The reality is that many good employees and candidates do not want to put themselves and their families at risk by remaining in or taking on these roles, given the known security threats, and this may continue to weigh on Eskom’s ability to resolve the problem so long as anticorruption efforts remain inadequate. It is also important to emphasise that there are still many smart, good people working at Eskom, and we should be grateful for their hard work.
Eskom’s recent base case forecasts Stage 3 loadshedding every month into 2025 …
On a positive note, the unbundling of Eskom into three units, namely Generation, Transmission and Distribution, first announced in 2019, took a step forward in January 2024 with the Eskom board announcing the appointment of a board of directors for the National Transmission Company of South Africa. The Transmission unit is the first of Eskom’s divisions to achieve legal separation, and we believe this unbundling is important to foster a competitive generation landscape in South Africa.
Forecasting loadshedding
Our own modelling of Eskom’s supply versus forecast demand for the year ahead suggests that 2024 loadshedding will range from Stage 1 to Stage 3 – if gains from Kusile and Medupi units can be sustained, and the rest of the fleet’s performance remains roughly the same. However, this is, of course, unlikely. As Eskom has stated, the coal fleet is unreliable and unpredictable. While there are various initiatives underway to augment skills and the control environment within Eskom, the risk of further large-scale negative events and issues associated with an ageing, poorly maintained coal fleet remains. Leadership instability and corruption weigh on this outlook. Eskom’s recent base case forecasts Stage 3 loadshedding every month into 2025 (still an improvement from frequent Stage 6 in 2023), while the latest IRP models unserved energy of approximately 13.5 Terawatt-hours (TWh) in 2024 versus 17.3 TWh in 2023.

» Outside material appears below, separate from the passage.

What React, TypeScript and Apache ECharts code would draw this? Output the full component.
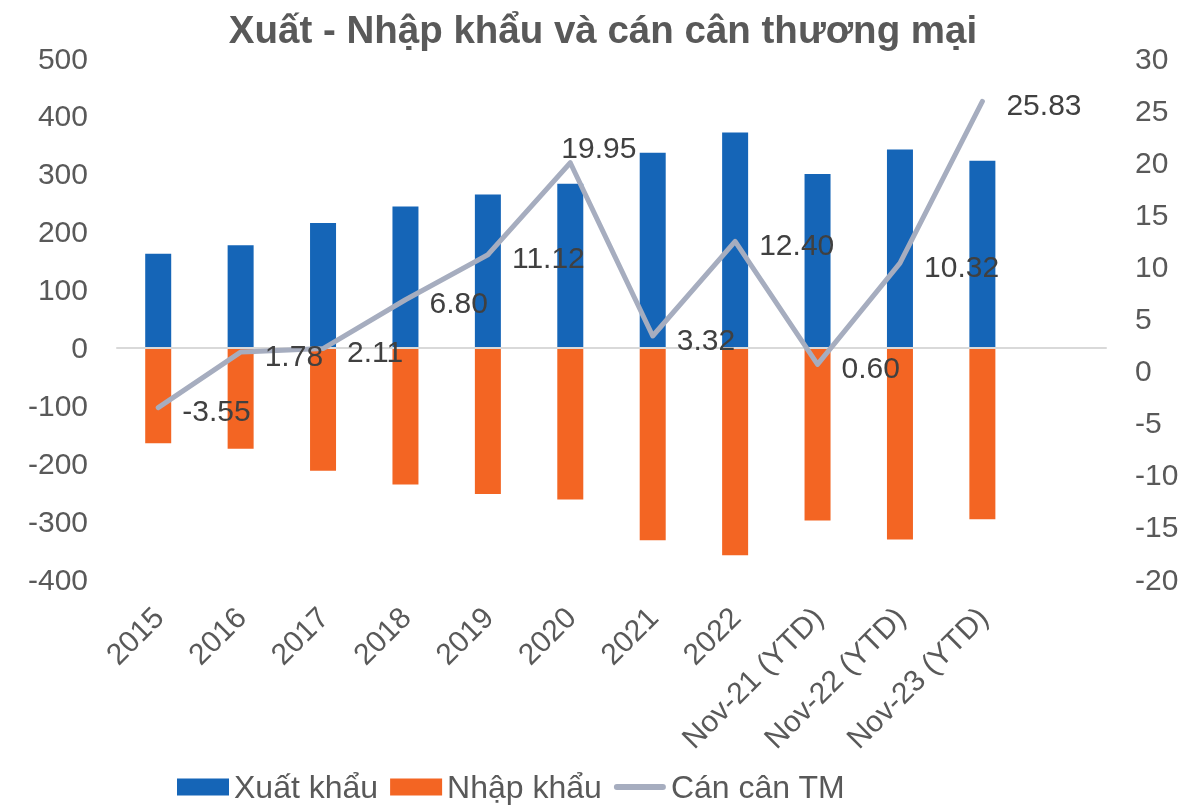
import React, { useEffect, useRef } from "react";
import * as echarts from "echarts";

const categories = ["2015", "2016", "2017", "2018", "2019", "2020", "2021", "2022", "Nov-21 (YTD)", "Nov-22 (YTD)", "Nov-23 (YTD)", ""];
const exportsData = [162.0, 176.6, 215.1, 243.5, 264.2, 282.6, 336.3, 371.3, 299.7, 342.1, 322.5];
const importsData = [-165.6, -174.8, -213.0, -236.7, -253.1, -262.7, -333.0, -358.9, -299.1, -331.8, -296.7];
const balanceData = [-3.55, 1.78, 2.11, 6.8, 11.12, 19.95, 3.32, 12.4, 0.6, 10.32, 25.83];

const FONT = "'Liberation Sans', Arial, sans-serif";

export default function App() {
  const ref = useRef<HTMLDivElement>(null);
  useEffect(() => {
    if (!ref.current) return;
    const chart = echarts.init(ref.current, undefined, { renderer: "svg" });
    const lineData = balanceData.map((v, i) =>
      i === 5
        ? { value: v, label: { offset: [-33, -15] } }
        : { value: v, label: { offset: [0, 3] } }
    );
    chart.setOption({
      animation: false,
      textStyle: { fontFamily: FONT },
      title: {
        text: "Xuất - Nhập khẩu và cán cân thương mại",
        left: 598,
        textAlign: "center",
        top: 5,
        textStyle: { fontFamily: FONT, fontSize: 38.5, fontWeight: "bold", color: "#595959" },
      },
      legend: {
        left: 177,
        top: 770,
        padding: 0,
        itemWidth: 52,
        itemHeight: 17,
        itemGap: 12,
        textStyle: { fontFamily: FONT, fontSize: 32, color: "#595959", lineHeight: 34 },
        data: [
          { name: "Xuất khẩu", icon: "rect" },
          { name: "Nhập khẩu", icon: "rect" },
          { name: "Cán cân TM", icon: "path://M3,0 L49,0 A3,3 0 0 1 49,6 L3,6 A3,3 0 0 1 3,0 Z" },
        ],
      },
      grid: { left: 117, right: 82, top: 58, height: 521 },
      xAxis: [
        {
          type: "category",
          data: categories,
          axisLine: { show: false, onZero: false },
          axisTick: { show: false },
          axisLabel: {
            rotate: 45,
            interval: 0,
            margin: 33,
            fontFamily: FONT,
            fontSize: 30,
            color: "#595959",
          },
        },
        {
          type: "category",
          data: categories,
          position: "bottom",
          z: 5,
          axisLine: { show: true, onZero: true, lineStyle: { color: "#D9D9D9", width: 2 } },
          axisTick: { show: false },
          axisLabel: { show: false },
        },
      ],
      yAxis: [
        {
          type: "value",
          min: -400,
          max: 500,
          interval: 100,
          axisLine: { show: false },
          axisTick: { show: false },
          splitLine: { show: false },
          axisLabel: { fontFamily: FONT, fontSize: 30, color: "#595959", margin: 29 },
        },
        {
          type: "value",
          min: -20,
          max: 30,
          interval: 5,
          axisLine: { show: false },
          axisTick: { show: false },
          splitLine: { show: false },
          axisLabel: { fontFamily: FONT, fontSize: 30, color: "#595959", margin: 29 },
        },
      ],
      series: [
        {
          name: "Xuất khẩu",
          type: "bar",
          stack: "trade",
          barWidth: 26,
          data: exportsData,
          itemStyle: { color: "#1565B7" },
        },
        {
          name: "Nhập khẩu",
          type: "bar",
          stack: "trade",
          barWidth: 26,
          data: importsData,
          itemStyle: { color: "#F36523" },
        },
        {
          name: "Cán cân TM",
          type: "line",
          yAxisIndex: 1,
          z: 10,
          symbol: "circle",
          symbolSize: 0.1,
          showSymbol: true,
          data: lineData,
          itemStyle: { color: "#A6ADBF" },
          lineStyle: { color: "#A6ADBF", width: 5, cap: "round", join: "round" },
          label: {
            show: true,
            position: "right",
            distance: 24,
            fontFamily: FONT,
            fontSize: 30,
            color: "#404040",
            formatter: (p: any) => Number(p.value).toFixed(2),
          },
        },
      ],
    });
    return () => chart.dispose();
  }, []);
  return <div ref={ref} style={{ position: "fixed", left: 0, top: 0, width: 1188, height: 806 }} />;
}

Finally, Eskom’s loadshedding forecasts budget for unplanned outages that may occur due to technical issues, but do not cater for power station disruptions that could arise due to industrial action or other employee protests. This, together with an escalation in sabotage attempts, is a risk during an election year. In our view, private sector projects are most likely to reduce pressure on the grid up to 2026, but loadshedding over this period can only be solved by a sustained improvement in the existing coal fleet’s EAF.
We are hopeful that peak loadshedding is behind us, but, unfortunately, we are not out of the woods yet.